I feel shame and guilt for a monster I never was. I feel the dread for the moment I will finally have to answer for every mistake, whether real or not. I feel so much hatred of myself, and so much regret, for every mistake I’ve ever made, even if it was something I never even did. Just accusing me of something is enough for me to fall into a suffocating cloud of shame, because I have had things done and said to me and then, when I call it out, told that it never happened and that it’s all my fault, so many times, that now, even when I know I didn’t do it, I still convince myself I did, and that it’s my burden to bear, my chain to hold, my straws to hold on my back until the last second.

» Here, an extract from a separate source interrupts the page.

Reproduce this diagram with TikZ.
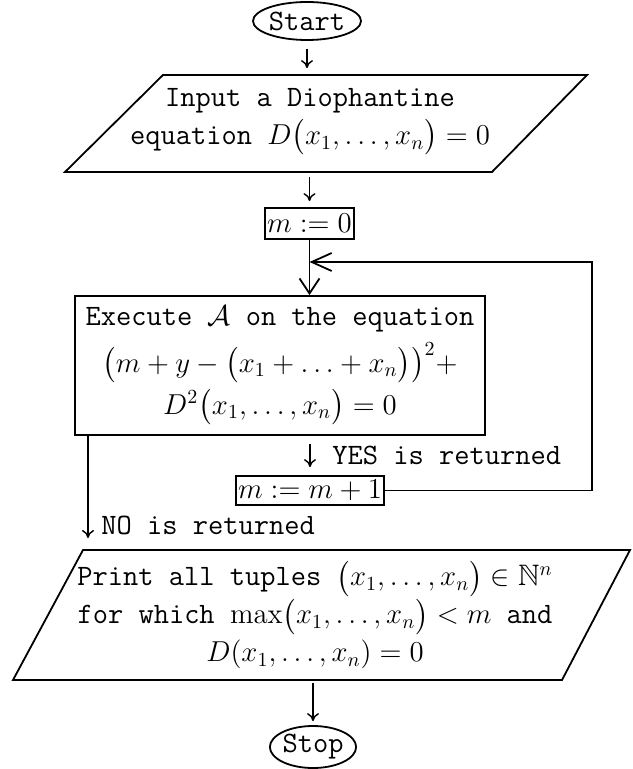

I can’t even shit with the lights on anymore, because I can feel a thousand eyes glaring at every crack on my flesh and writing it down on clipboards to determine later’s punishment. For how long I stay alive, I’ll forever be haunted by everything I did and didn’t do, and I wake up and go into terrible nightmares knowing that I will eventually have it dug up and exposed out to the public by someone, or someone that I hurt in the past will come back up, and I will have to answer for it, for all of it….and I’ll forever be followed around by these critics with clipboards and a reel of questions and demands.
I often dream of disappearing. Disappearing from all records, disappearing from everyone’s lives. Isolating myself from the rest of humanity and living alone and worry-free in an isolated cabin or island or something for the rest of my life. I know I would go insane from isolation and die from suicide or untreatable diseases or whatever, but at least it would be better than dying in the middle of an eternal chase against The Question: Why?.
Do you see why I’ve lost trust? Even communities that claim to accept people like me, that claim to care….always turn away and fail me, and start to accuse, when it is time to really prove it, when shit gets tough for me. They start to cover up their own issues and insecurities and myriad of mind diseases with an endless wheel of accusations and exposés and Google Docs and more cheap cop-outs…..all just because it was a big lie. Nobody really cares. As Son House said, “the best friends have to part”. Even those who have told me they care about me have often just…left me suddenly, without explanation, once it was convenient for them. Or, suddenly rip violently away from me and leave a mound of lost friendships, rumors, and accusations behind them. Zaydeon knows what he did to me.
It just feels so weird to experience all this pain, every single fucking day….and then be made to feel guilty for even feeling it and trying to talk about it. It always turns into a tense, uncomfortable conversation, where I feel like I’m walking on eggshells trying not to accidentally say the wrong thing and somehow make it escalate.
To Zaydeon: Thanks for nothing, fuck you very much, have a terrible day, I wish you unhappy holidays, and I hope you drown in shit.